When you’re Goodie Mob and you’re dressed in costumes best described as Jobriath meets C3PO meets Earth, Wind, and Fire, and the world’s sexiest douchebag, Adam Levine, is emphatically nodding his head to your latest single, “Fight to Win,” a Queen-esque a platitude-filled, pomp and circumstance, no-burner with lots of Cee-Lo singing and not much Goodie Mob at all, you’ve done fucked up. “Fight to Win” is an exercise in not saying anything — like the worst lyrics from Common’s Finding Forever stitched together into inspirational nonsense: “I am fighting, for the liberation, of voices, with something to say.”

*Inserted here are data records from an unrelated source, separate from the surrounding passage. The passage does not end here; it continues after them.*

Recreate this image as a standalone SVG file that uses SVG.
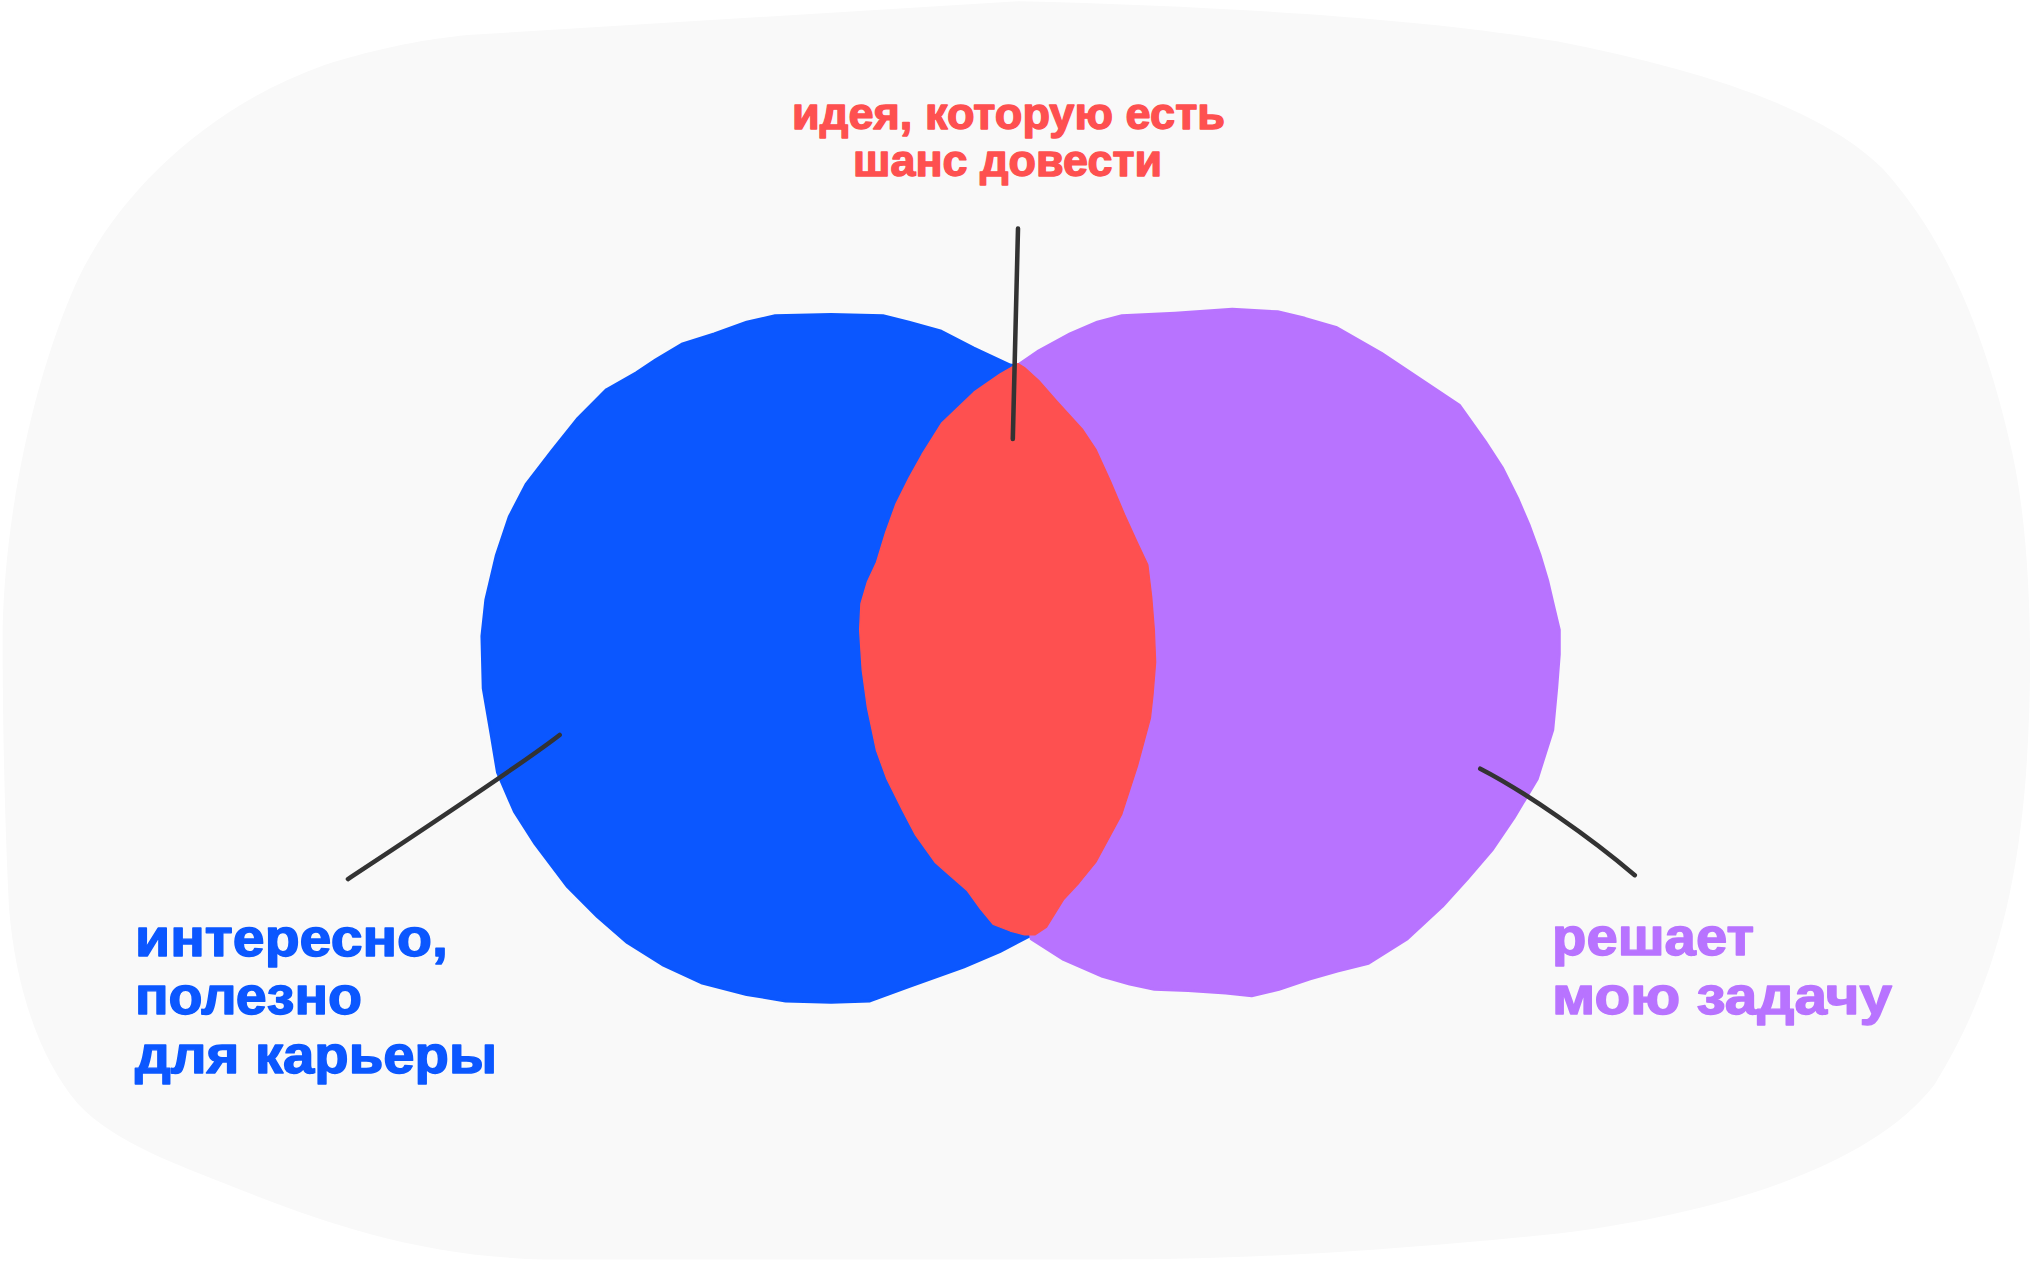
<svg xmlns="http://www.w3.org/2000/svg" width="2036" height="1261" viewBox="0 0 2036 1261">
<style>
.bg{fill:#f9f9f9}
.blue{fill:#0b57ff;stroke:#0b57ff;stroke-width:2;stroke-linejoin:round}
.purple{fill:#b873ff;stroke:#b873ff;stroke-width:2;stroke-linejoin:round}
.red{fill:#fe5050;stroke:#fe5050;stroke-width:1;stroke-linejoin:round}
.conn{fill:none;stroke:#333333;stroke-width:3.5;stroke-linecap:round;stroke-linejoin:round}
.lbl{font-family:"Liberation Sans",Arial,sans-serif;font-weight:bold;stroke-width:1.4;stroke-linejoin:round}
.tr{fill:#fe5050;stroke:#fe5050;font-size:45px}
.tb{fill:#0b57ff;stroke:#0b57ff;font-size:51px}
.tp{fill:#b873ff;stroke:#b873ff;font-size:51px}
</style>
<rect width="2036" height="1261" fill="#ffffff"/>
<g transform="scale(1.29847)">
<path id="background" class="bg" d="M2,485 C4,390 28,285 60,215 C92,148 160,82 250,50 C295,36 330,30 360,27 L784,1 C950,5 1100,15 1200,32 C1300,52 1400,80 1450,130 C1500,185 1530,260 1550,350 C1565,420 1566,520 1560,600 C1552,700 1530,770 1490,835 C1440,900 1320,935 1200,950 C1050,965 950,970 850,970 L420,970 C330,968 260,945 200,922 C140,898 90,882 60,850 C30,815 12,760 7,700 C3,620 2,540 2,485 Z"/>
<g id="career">
<polygon class="blue" points="785,282 778,281 750,268 725,255 700,248 680,243 640,242 597,243 575,248 550,257 525,265 505,277 490,287 467,300 445,322 425,347 405,373 392,398 382,428 374,462 371,490 372,530 378,565 383,595 396,625 412,650 437,683 460,706 483,726 510,743 540,757 575,766 605,771 640,772 670,771 700,760 742,745 770,733 795,720 800,600 805,450 795,330"/>
</g>
<g id="task">
<polygon class="purple" points="784,281 800,270 824,257 845,248 864,243 905,241 949,238 984,240 1005,245 1029,252 1064,272 1094,292 1124,312 1144,340 1157,360 1169,384 1178,405 1186,427 1192,447 1196,464 1201,485 1201,504 1199,530 1196,562 1184,600 1166,630 1149,655 1130,677 1111,698 1084,723 1054,742 1030,748 1009,754 985,762 964,767 944,765 915,763 889,762 870,758 849,752 819,739 794,723 780,600 775,450 780,330"/>
</g>
<g id="idea">
<polygon class="red" points="784,280 789,283 800,293 814,309 834,331 844,346 855,370 866,396 876,418 884,435 887,460 889,485 890,510 888,535 886,553 876,590 864,627 844,664 831,680 819,693 806,714 797,720 789,720 778,717 765,712 755,700 745,686 730,673 720,664 705,643 695,624 683,600 675,578 668,545 664,516 662,485 663,465 668,448 675,433 682,410 690,388 700,368 710,350 725,326 750,302 770,288"/>
</g>
<g id="connectors">
<path class="conn" d="M784,176 L780,338"/>
<path class="conn" d="M268,677 C330,636 400,590 431,566"/>
<path class="conn" d="M1140,592 C1175,610 1225,645 1259,674"/>
</g>
</g>
<g id="label-idea" class="lbl tr">
<text x="792" y="129" textLength="433" lengthAdjust="spacingAndGlyphs">идея, которую есть</text>
<text x="853" y="176" textLength="309" lengthAdjust="spacingAndGlyphs">шанс довести</text>
</g>
<g id="label-career" class="lbl tb">
<text x="135" y="956" textLength="313" lengthAdjust="spacingAndGlyphs">интересно,</text>
<text x="135" y="1014" textLength="227" lengthAdjust="spacingAndGlyphs">полезно</text>
<text x="135" y="1073" textLength="362" lengthAdjust="spacingAndGlyphs">для карьеры</text>
</g>
<g id="label-task" class="lbl tp">
<text x="1552" y="955" textLength="202" lengthAdjust="spacingAndGlyphs">решает</text>
<text x="1552" y="1014" textLength="340" lengthAdjust="spacingAndGlyphs">мою задачу</text>
</g>
</svg>
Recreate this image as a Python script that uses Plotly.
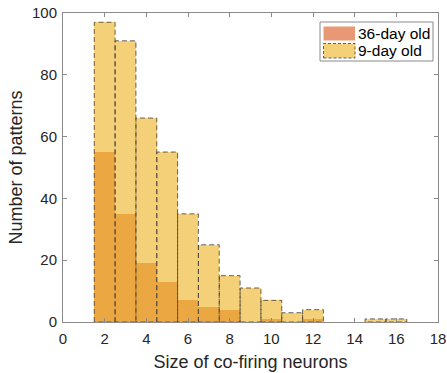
import plotly.graph_objects as go

sizes = [2, 3, 4, 5, 6, 7, 8, 9, 10, 11, 12, 13, 14, 15, 16]
old36 = [55, 35, 19, 13, 7, 5, 4, 0, 1, 0, 1, 0, 0, 0, 0]
old9 = [97, 91, 66, 55, 35, 25, 15, 11, 7, 3, 4, 0, 0, 1, 1]
bin_width = 1
x_ticks = [0, 2, 4, 6, 8, 10, 12, 14, 16, 18]
y_ticks = [0, 20, 40, 60, 80, 100]
labels = ["36-day old", "9-day old"]

c36 = "rgba(217,83,25,0.6)"
c9 = "rgba(237,177,32,0.6)"
edge = "rgba(80,70,60,0.85)"
font = "Liberation Sans, Arial, sans-serif"

fig = go.Figure()
fig.add_trace(go.Bar(x=sizes, y=old36, width=bin_width, marker=dict(color=c36, line=dict(width=0)),
                     showlegend=False, hoverinfo="x+y", name=labels[0]))
fig.add_trace(go.Bar(x=sizes, y=old9, width=bin_width, marker=dict(color=c9, line=dict(width=0)),
                     showlegend=False, hoverinfo="x+y", name=labels[1]))

ox, oy = [], []
for s, v in zip(sizes, old9):
    if v <= 0:
        continue
    l, r = s - bin_width / 2, s + bin_width / 2
    ox += [l, l, r, r, l, None]
    oy += [0, v, v, 0, 0, None]
fig.add_trace(go.Scatter(x=ox, y=oy, mode="lines", line=dict(color=edge, width=1, dash="5px,3px"),
                         showlegend=False, hoverinfo="skip"))

axis_common = dict(showgrid=False, zeroline=False, showline=True, linecolor="#8a8a8a", linewidth=1,
                   mirror="allticks", ticks="inside", ticklen=4, tickcolor="#8a8a8a", automargin=False,
                   tickfont=dict(family=font, size=15, color="#262626"))
fig.update_xaxes(range=[0, 18], tickvals=x_ticks, **axis_common, ticklabelstandoff=3,
                 title=dict(text="Size of co-firing neurons", font=dict(family=font, size=18, color="#262626"), standoff=9))
fig.update_yaxes(range=[0, 100], tickvals=y_ticks, **axis_common, ticklabelstandoff=2,
                 title=dict(text="Number of patterns", font=dict(family=font, size=18, color="#262626"), standoff=4))

# custom legend (paper coords)
W, H = 447, 373
ml, mr, mt, mb = 63, 9, 13, 51
pw, ph = W - ml - mr, H - mt - mb
def px(x): return (x - ml) / pw
def py(y): return 1 - (y - mt) / ph

shapes = [
    dict(type="rect", xref="paper", yref="paper", x0=px(320), x1=px(433), y0=py(61), y1=py(22),
         line=dict(color="#8a8a8a", width=1), fillcolor="white", layer="above"),
    dict(type="rect", xref="paper", yref="paper", x0=px(323.5), x1=px(355), y0=py(40.5), y1=py(26.5),
         line=dict(width=0), fillcolor=c36, layer="above"),
    dict(type="rect", xref="paper", yref="paper", x0=px(323.5), x1=px(355), y0=py(58), y1=py(43.5),
         line=dict(color=edge, width=1, dash="3px,2px"), fillcolor=c9, layer="above"),
]
annotations = [
    dict(xref="paper", yref="paper", x=px(356), y=py(33.5), text=labels[0], showarrow=False,
         xanchor="left", yanchor="middle", font=dict(family=font, size=15.5, color="#000000")),
    dict(xref="paper", yref="paper", x=px(356), y=py(51), text=labels[1], showarrow=False,
         xanchor="left", yanchor="middle", font=dict(family=font, size=15.5, color="#000000")),
]

fig.update_layout(width=W, height=H, margin=dict(l=ml, r=mr, t=mt, b=mb),
                  barmode="overlay", bargap=0, plot_bgcolor="white", paper_bgcolor="white",
                  shapes=shapes, annotations=annotations, showlegend=False)

fig.write_html("out.html")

The brilliance of Goodie Mob was the way they could flesh out the sentimental and reinvigorate clichés by surrounding them with wise, lived-in raps. Halfway through their 1995 debut, Soul Food, the crew chants the Serenity Prayer, and they spend the album fleshing that out until the A.A. aphorism feels true and earned. It was this mix of the universal voice of the struggle, rubbing up against the smallest details culled from their lives, that could bring a tear to your eye. From “Goodie Bag”: “Today was good to me / I went to the Goodwill with the ten dollar bill / Got that London Fog out the back, paid the man.”

It’s not so much that “Fight to Win” sucks — most Goodie Mob songs since 1998’s Still Standing have sucked. It’s that “Fight to Win” betrays every one of the group’s strengths (save for Cee-Lo’s voice, of course): Their hard-won sincerity, their specificity, their gift for cross-genre fusion. Just name something, anything, you like about Goodie Mob and you will not find it on “Fight to Win.” Maybe the song is the only thing on their album Age Against the Machine (a great title for a veteran rap group), that would make any sense during an episode of NBC’s The Voice.

That seems unlikely and doesn’t negate the reality that this song is an undercooked, hooked-filled disaster. That it’s now for sale on iTunes and is as excruciating and lacking in personality as it was Monday night is not a good sign. Perhaps, maybe, hopefully, the rest of Age Against the Machine will find the group living up to the album title, and imparting some middle age rap wisdom. Let’s hope. If not, then the good have finally died over some bullshit.